Mock Draft: Punting HR

Brian Joura recently posted an article on Fangraphs in which he completed a mock draft while punting the HR category.  Of course, this more or less meant punting the RBI category as well.  Surprisingly, the projection system had him in first place despite being last place in HR and RBI.  A little skeptical, I decided to try this strategy for myself.  Brian picked 11th in his draft so I decided to go at the opposite end of the spectrum, picking 1st.  Sure taking Pujols first is a little counter-intuitive to the strategy, but whatever.  The league set-up was two C, one 1B, one 2B, one 3B, one SS, five OF, one CI, one MI, one DH, five SP, two RP and two P, with no bench.

This is how my draft went:

Nyjer Morgan.jpg1.       Albert Pujols (1B)

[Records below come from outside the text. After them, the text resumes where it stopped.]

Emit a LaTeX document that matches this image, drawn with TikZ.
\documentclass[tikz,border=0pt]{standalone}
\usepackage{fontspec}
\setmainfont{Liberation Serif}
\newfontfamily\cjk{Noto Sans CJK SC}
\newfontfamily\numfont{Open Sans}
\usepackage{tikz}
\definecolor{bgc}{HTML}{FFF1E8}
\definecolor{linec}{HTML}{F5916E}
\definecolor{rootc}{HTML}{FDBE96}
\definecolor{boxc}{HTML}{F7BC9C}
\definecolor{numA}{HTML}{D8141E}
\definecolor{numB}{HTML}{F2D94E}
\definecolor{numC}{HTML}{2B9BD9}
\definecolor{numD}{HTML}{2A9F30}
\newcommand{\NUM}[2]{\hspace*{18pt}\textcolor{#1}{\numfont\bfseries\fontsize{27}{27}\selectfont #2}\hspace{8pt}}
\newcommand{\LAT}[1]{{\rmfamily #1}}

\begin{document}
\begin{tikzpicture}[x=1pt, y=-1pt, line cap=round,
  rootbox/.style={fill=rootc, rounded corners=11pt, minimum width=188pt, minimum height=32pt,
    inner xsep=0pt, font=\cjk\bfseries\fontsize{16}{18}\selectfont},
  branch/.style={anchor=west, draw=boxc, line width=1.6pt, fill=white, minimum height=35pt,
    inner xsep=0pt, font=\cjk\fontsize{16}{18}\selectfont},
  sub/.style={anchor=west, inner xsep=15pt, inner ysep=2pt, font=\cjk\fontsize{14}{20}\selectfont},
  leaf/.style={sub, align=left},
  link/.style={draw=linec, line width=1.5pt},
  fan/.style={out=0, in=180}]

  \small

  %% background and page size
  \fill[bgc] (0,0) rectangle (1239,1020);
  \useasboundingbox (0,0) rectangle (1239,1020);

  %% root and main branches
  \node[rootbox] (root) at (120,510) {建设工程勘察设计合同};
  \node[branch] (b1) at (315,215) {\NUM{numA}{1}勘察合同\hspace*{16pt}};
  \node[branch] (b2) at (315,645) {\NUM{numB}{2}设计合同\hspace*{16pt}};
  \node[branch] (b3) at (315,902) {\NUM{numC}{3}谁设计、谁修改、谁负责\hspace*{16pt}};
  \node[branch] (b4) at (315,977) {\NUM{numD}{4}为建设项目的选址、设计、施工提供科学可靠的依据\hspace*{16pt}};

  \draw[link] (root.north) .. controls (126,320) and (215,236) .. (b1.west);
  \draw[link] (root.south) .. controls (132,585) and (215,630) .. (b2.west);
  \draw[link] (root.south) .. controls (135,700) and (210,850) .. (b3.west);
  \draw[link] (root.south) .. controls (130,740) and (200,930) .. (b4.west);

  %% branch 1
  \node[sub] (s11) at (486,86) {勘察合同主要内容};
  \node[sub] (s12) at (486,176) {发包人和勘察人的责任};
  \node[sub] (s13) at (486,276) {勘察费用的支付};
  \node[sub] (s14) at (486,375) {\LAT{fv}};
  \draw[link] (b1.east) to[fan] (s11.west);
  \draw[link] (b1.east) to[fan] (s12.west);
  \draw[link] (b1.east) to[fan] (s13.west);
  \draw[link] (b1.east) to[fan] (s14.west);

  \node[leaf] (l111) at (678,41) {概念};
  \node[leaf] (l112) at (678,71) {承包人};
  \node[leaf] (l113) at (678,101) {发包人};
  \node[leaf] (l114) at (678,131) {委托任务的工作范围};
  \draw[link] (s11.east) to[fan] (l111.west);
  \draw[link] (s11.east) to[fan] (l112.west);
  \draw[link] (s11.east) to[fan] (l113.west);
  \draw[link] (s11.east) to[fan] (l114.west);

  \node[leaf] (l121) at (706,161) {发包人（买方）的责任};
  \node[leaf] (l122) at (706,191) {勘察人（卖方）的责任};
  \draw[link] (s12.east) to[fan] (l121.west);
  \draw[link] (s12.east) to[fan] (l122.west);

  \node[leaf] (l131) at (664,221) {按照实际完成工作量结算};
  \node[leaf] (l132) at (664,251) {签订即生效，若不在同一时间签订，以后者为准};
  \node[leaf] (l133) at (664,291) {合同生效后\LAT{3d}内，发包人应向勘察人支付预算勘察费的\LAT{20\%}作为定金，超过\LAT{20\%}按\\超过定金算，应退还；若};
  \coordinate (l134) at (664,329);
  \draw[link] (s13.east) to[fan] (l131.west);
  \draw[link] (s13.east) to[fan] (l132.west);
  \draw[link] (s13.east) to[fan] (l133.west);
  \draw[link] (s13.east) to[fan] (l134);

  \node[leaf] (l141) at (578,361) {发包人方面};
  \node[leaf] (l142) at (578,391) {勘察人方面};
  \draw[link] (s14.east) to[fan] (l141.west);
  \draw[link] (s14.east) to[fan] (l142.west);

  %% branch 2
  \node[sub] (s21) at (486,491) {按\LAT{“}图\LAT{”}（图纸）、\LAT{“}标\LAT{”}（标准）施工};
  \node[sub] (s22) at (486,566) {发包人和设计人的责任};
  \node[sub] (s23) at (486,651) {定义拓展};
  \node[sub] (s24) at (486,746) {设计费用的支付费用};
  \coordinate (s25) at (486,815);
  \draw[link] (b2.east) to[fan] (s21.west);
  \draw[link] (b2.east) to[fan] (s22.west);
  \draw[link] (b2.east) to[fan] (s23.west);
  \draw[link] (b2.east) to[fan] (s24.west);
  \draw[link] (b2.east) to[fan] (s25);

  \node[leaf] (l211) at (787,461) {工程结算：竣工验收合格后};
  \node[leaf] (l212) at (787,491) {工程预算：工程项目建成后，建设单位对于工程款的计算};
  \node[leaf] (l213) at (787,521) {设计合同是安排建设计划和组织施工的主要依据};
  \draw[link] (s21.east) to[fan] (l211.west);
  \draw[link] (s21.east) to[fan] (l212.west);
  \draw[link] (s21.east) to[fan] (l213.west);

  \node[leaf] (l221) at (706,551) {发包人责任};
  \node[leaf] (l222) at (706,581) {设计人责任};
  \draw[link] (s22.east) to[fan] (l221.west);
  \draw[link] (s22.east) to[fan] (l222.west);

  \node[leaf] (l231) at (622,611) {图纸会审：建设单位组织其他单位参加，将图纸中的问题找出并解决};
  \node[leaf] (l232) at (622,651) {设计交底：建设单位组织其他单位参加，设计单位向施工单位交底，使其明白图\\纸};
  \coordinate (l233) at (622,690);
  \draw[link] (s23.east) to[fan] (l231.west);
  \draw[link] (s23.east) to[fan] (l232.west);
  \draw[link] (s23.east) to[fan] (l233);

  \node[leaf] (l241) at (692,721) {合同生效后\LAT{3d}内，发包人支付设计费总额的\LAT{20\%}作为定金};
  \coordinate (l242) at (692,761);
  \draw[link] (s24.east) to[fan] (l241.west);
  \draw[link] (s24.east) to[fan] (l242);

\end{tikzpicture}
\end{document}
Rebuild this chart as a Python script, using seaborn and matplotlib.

2.       Jacoby Ellsbury (OF)

3.       Roy Halladay (SP)

4.       Nick Markakis (OF)

5.       Cliff Lee (SP)

6.       Mariano Rivera (RP)

7.       Carlos Lee (OF)

8.       Gordon Beckham (3B)

9.       Joakim Soria (RP)

10.   John Lackey (SP)

11.   Russell Martin (C)

12.   Nyjer Morgan (OF)

13.   Miguel Tejada (SS)

14.   Rickie Weeks (2B)

15.   Brian Wilson (RP)

16.   Orlando Cabrera (MI)

17.   Neftali Feliz (P)

18.   Todd Helton (CI)

19.   Yadier Molina (C)

20.   Travis Snider (OF)

21.   Jeff Niemann (SP)

22.   Nick Johnson (DH)

23.   Aaron Harang (SP)

My first comment is, wow that is a difficult strategy to adhere to, particularly in the later rounds in such a deep league when all that is left is potential power hitters.  I think I only caved once, taking Snider as my 5th OF.  I also went with Cabrera for my MI over a better hitting 2B just because I think it is realistic that I would need to replace Tejada at SS at some point during the season due to injury.    

I came out the draft projected as the first place team with 84.5 points, the second place team at 83 points.  He took an opposite approach to me, ranking second in HR and first in RBI.  The breakdown:

AVG: 11

HR: 2

RBI: 5

SB: 11

R: 7.5

W: 7

SV: 11

K: 7

WHIP: 12

ERA: 11

I was very surprised that I did so well in RBI considering the lack of power on my team, and also feel that my team was significantly better that the second place team.  His team was ranked 3rd in ERA and WHIP even though his starting pitchers were James Shields, Ryan Dempster, Joba Chamberlain, Kevin Slowey and Hiroki Kuroda... something doesn't add up there.  In my opinion, Kuroda is the best of the bunch, and he snapped him up four picks before me, forcing me to settle for Harang.

Overall, I came to the same conclusion as Brian.  A team without any big boppers (Pujols and Lee are my only true power hitters) can win in fantasy baseball, but I really wouldn't recommend it in a real draft.  Not only are the other managers more aware in an actual draft, snapping up value picks in the later rounds, but it is very difficult to stay loyal to the strategy.  I was very tempted to grab a power hitter (at least for their position) like Mike Napoli, Chris Iannetta or Ian Stewart despite their deficiencies in other categories.  In a real draft, I am not sure I would have been able to resist. 

My final suggestion is to try it for fun in a mock draft, but pursue this strategy at your own risk in a real league.